We're seeing a lot of issues with hadoop-qa related to threads or file descriptors.
Monitoring these counters would ease the analysis.
Note as well that
- if we want to execute the tests in the same jvm (because the test is small or because we want to share the cluster) we can't afford to leak too many resources
- if the tests leak, it's more difficult to detect a leak in the software itself.
I attach piece of code that I used.
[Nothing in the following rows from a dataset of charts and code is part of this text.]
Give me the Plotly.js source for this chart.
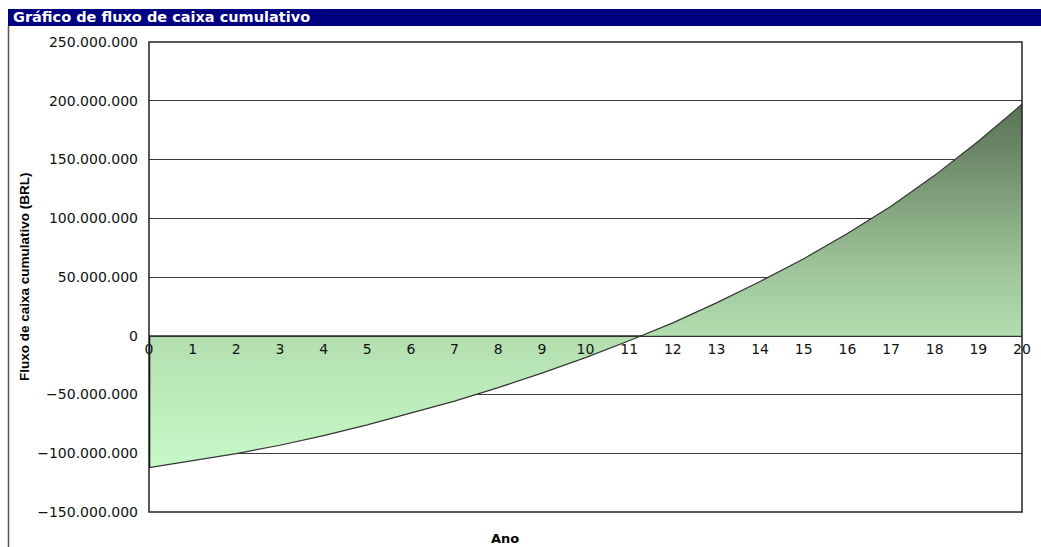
<!DOCTYPE html>
<html>
<head>
<meta charset="utf-8">
<script src="https://cdn.plot.ly/plotly-3.0.1.min.js"></script>
<style>
  html, body { margin: 0; padding: 0; background: #ffffff; }
  #chart { width: 1041px; height: 547px; }
</style>
</head>
<body>
<div id="chart"></div>
<script>
// Years of the project horizon
const years = [0, 1, 2, 3, 4, 5, 6, 7, 8, 9, 10, 11, 12, 13, 14, 15, 16, 17, 18, 19, 20];
const yearLabels = years.map(String);

// Cumulative cash flow per year (BRL)
const cumulativeFlow = [
  -112300000, -106200000, -100300000, -93200000, -85000000, -75800000,
  -66000000, -55600000, -44200000, -31800000, -18600000, -4200000,
  11000000, 28000000, 46200000, 65600000, 87000000, 110300000,
  136500000, 165500000, 197000000
];

// Value axis
const yMin = -150000000;
const yMax = 250000000;
const yStep = 50000000;

const chartTitle = 'Gráfico de fluxo de caixa cumulativo';
const yTitle = 'Fluxo de caixa cumulativo (BRL)';
const xTitle = 'Ano';

// Page geometry (pixels) used to place the decorations outside the plot box
const W = 1041, H = 547;
const M = { l: 149, r: 19, t: 42, b: 35 };
const plotW = W - M.l - M.r;
const plotH = H - M.t - M.b;
const px = x => (x - M.l) / plotW;          // page x -> paper x
const py = y => (H - M.b - y) / plotH;      // page y -> paper y

const area = {
  type: 'scatter',
  mode: 'lines',
  x: years,
  y: cumulativeFlow,
  fill: 'tozeroy',
  fillgradient: {
    type: 'vertical',
    colorscale: [
      [0.00, '#c8f9c8'],
      [0.36, '#b3dfaf'],
      [0.55, '#9dc498'],
      [0.85, '#6f8b6b'],
      [1.00, '#5a7256']
    ]
  },
  line: { color: '#353535', width: 1.2 },
  hoverinfo: 'x+y'
};

// Left edge of the area at the first year, from zero to the opening value
const startEdge = {
  type: 'scatter',
  mode: 'lines',
  x: [years[0], years[0]],
  y: [0, cumulativeFlow[0]],
  line: { color: '#000000', width: 2.5 },
  hoverinfo: 'skip'
};

const layout = {
  width: W,
  height: H,
  margin: M,
  paper_bgcolor: '#ffffff',
  plot_bgcolor: '#ffffff',
  showlegend: false,
  separators: ',.',
  font: { family: 'DejaVu Sans, sans-serif', size: 14, color: '#000000' },
  xaxis: {
    range: [years[0], years[years.length - 1]],
    tickmode: 'array',
    tickvals: years,
    ticktext: yearLabels,
    anchor: 'free',
    position: (0 - yMin) / (yMax - yMin),
    showline: true,
    linecolor: '#303030',
    linewidth: 1.5,
    showgrid: false,
    zeroline: false,
    ticks: '',
    tickfont: { family: 'DejaVu Sans, sans-serif', size: 14, color: '#111111' },
    fixedrange: true
  },
  yaxis: {
    range: [yMin, yMax],
    tick0: yMin,
    dtick: yStep,
    tickformat: ',.0f',
    showgrid: true,
    gridcolor: '#3a3a3a',
    gridwidth: 1,
    zeroline: false,
    showline: false,
    ticks: '',
    ticklabelstandoff: 10,
    tickfont: { family: 'DejaVu Sans, sans-serif', size: 14, color: '#111111' },
    fixedrange: true
  },
  shapes: [
    // title bar
    { type: 'rect', xref: 'paper', yref: 'paper', layer: 'below',
      x0: px(8), x1: px(W + 2), y0: py(26), y1: py(9),
      fillcolor: '#000080', line: { width: 0 } },
    // outer chart border on the left
    { type: 'line', xref: 'paper', yref: 'paper',
      x0: px(8.5), x1: px(8.5), y0: py(26), y1: py(H + 2),
      line: { color: '#555555', width: 1.5 } },
    // plot frame
    { type: 'rect', xref: 'paper', yref: 'paper', layer: 'above',
      x0: 0, x1: 1, y0: 0, y1: 1,
      line: { color: '#222222', width: 1.5 } }
  ],
  annotations: [
    { text: chartTitle, xref: 'paper', yref: 'paper',
      x: px(11), y: py(17.5), xanchor: 'left', yanchor: 'middle', showarrow: false,
      font: { family: 'DejaVu Sans, sans-serif', size: 14.5, color: '#ffffff', weight: 'bold' } },
    { text: yTitle, xref: 'paper', yref: 'paper', textangle: -90,
      x: px(24), y: py(277), xanchor: 'center', yanchor: 'middle', showarrow: false,
      font: { family: 'Liberation Sans, Arial, sans-serif', size: 13.5, color: '#000000', weight: 'bold' } },
    { text: xTitle, xref: 'paper', yref: 'paper',
      x: px(505), y: py(538), xanchor: 'center', yanchor: 'middle', showarrow: false,
      font: { family: 'DejaVu Sans, sans-serif', size: 13, color: '#000000', weight: 'bold' } }
  ]
};

Plotly.newPlot('chart', [area, startEdge], layout, { displayModeBar: false, staticPlot: true });
</script>
</body>
</html>
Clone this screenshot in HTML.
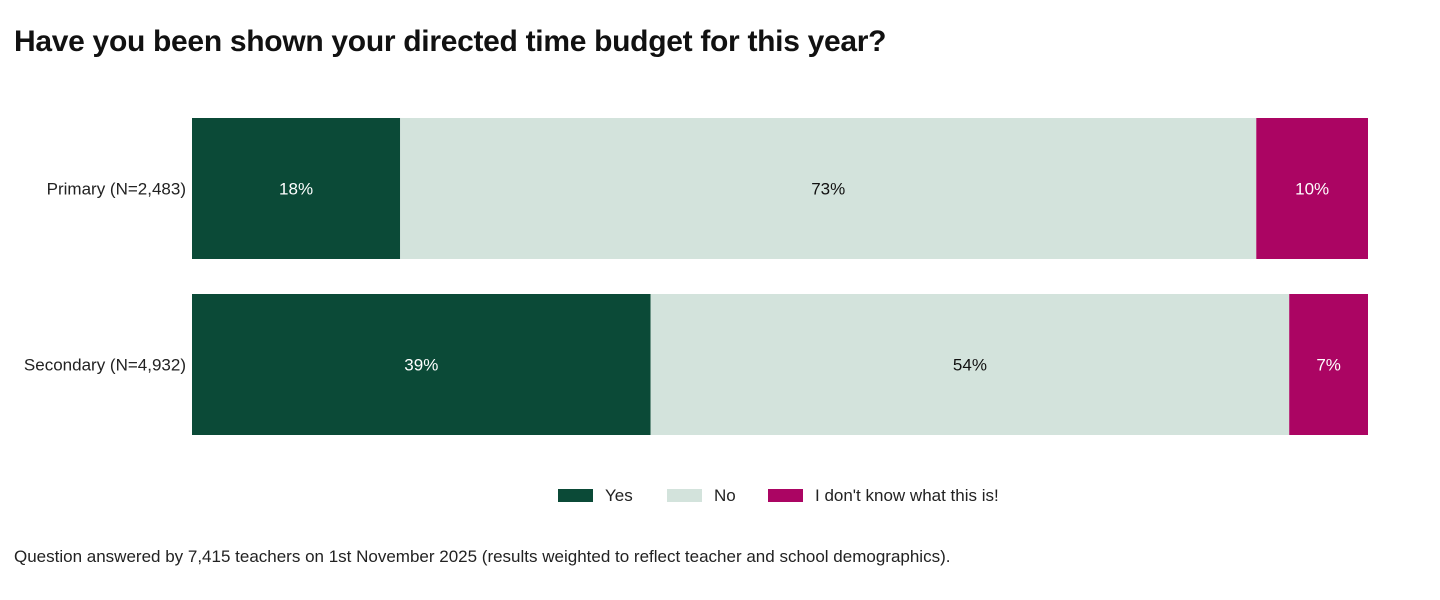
<!DOCTYPE html>
<html><head><meta charset="utf-8"><style>
body{margin:0;width:1440px;height:600px;background:#fff;font-family:"Liberation Sans",sans-serif;overflow:hidden;position:relative}
#title{position:absolute;left:14px;top:25px;font-size:30px;font-weight:bold;color:#111;letter-spacing:-0.3px;margin:0}
#note{position:absolute;left:14px;top:547px;font-size:17px;color:#222}
</style></head><body>
<h1 id="title">Have you been shown your directed time budget for this year?</h1>
<svg id="chart" width="1440" height="530" style="position:absolute;left:0;top:0"></svg>
<div id="note">Question answered by 7,415 teachers on 1st November 2025 (results weighted to reflect teacher and school demographics).</div>
<script>
const categories=["Primary (N=2,483)","Secondary (N=4,932)"];
const seriesNames=["Yes","No","I don't know what this is!"];
const yesVals=[17.7,39.0];
const noVals=[72.8,54.3];
const idkVals=[9.5,6.7];
const yesLabels=["18%","39%"];
const noLabels=["73%","54%"];
const idkLabels=["10%","7%"];
const colors=["#0b4a37","#d3e3dc","#ab0563"];
const textColors=["#fff","#111","#fff"];
const svg=document.getElementById('chart');
const NS="http://www.w3.org/2000/svg";
const x0=192,x1=1368;
const xs=v=>x0+(x1-x0)*v/100;
const bandTop=118,bandStep=176,barH=141;
const ys=i=>bandTop+i*bandStep;
function mk(t,a){const e=document.createElementNS(NS,t);for(const k in a)e.setAttribute(k,a[k]);svg.appendChild(e);return e;}
const series=[yesVals,noVals,idkVals],labels=[yesLabels,noLabels,idkLabels];
categories.forEach((c,i)=>{
  const y=ys(i);
  const t=mk('text',{x:186,y:y+barH/2+6,'text-anchor':'end','font-size':17,fill:'#222'});
  
  
  t.textContent=c;
  let cum=0;
  series.forEach((s,j)=>{
    const r=mk('rect',{x:xs(cum),y:y,width:xs(cum+s[i])-xs(cum),height:barH,fill:colors[j]});
    
    
    const lt=mk('text',{x:(xs(cum)+xs(cum+s[i]))/2,y:y+barH/2+6,'text-anchor':'middle','font-size':17,fill:textColors[j]});
    
    
    lt.textContent=labels[j][i];
    cum+=s[i];
  });
});
const legX=[558,667,768];
seriesNames.forEach((n,j)=>{
  const r=mk('rect',{x:legX[j],y:489,width:35,height:13,fill:colors[j]});
  
  
  const t=mk('text',{x:legX[j]+47,y:501,'font-size':17,fill:'#222'});
  
  
  t.textContent=n;
});
</script>
</body></html>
It requires two lines in a unit test class to:
- before every test, count the threads and the open file descriptor
- after every test, compare with the previous value.
I ran it on some tests; we have for example:
- client.TestMultiParallel#testBatchWithManyColsInOneRowGetAndPut: 232 threads (was 231), 390 file descriptors (was 390). => TestMultiParallel uses 232 threads!
- client.TestMultipleTimestamps#testWithColumnDeletes: 152 threads (was 151), 283 file descriptors (was 282).
- client.TestAdmin#testCheckHBaseAvailableClosesConnection: 477 threads (was 294), 815 file descriptors (was 461)
- client.TestMetaMigrationRemovingHTD#testMetaMigration: 149 threads (was 148), 310 file descriptors (was 307).
It's not always leaks, we can expect some pooling effects. But still...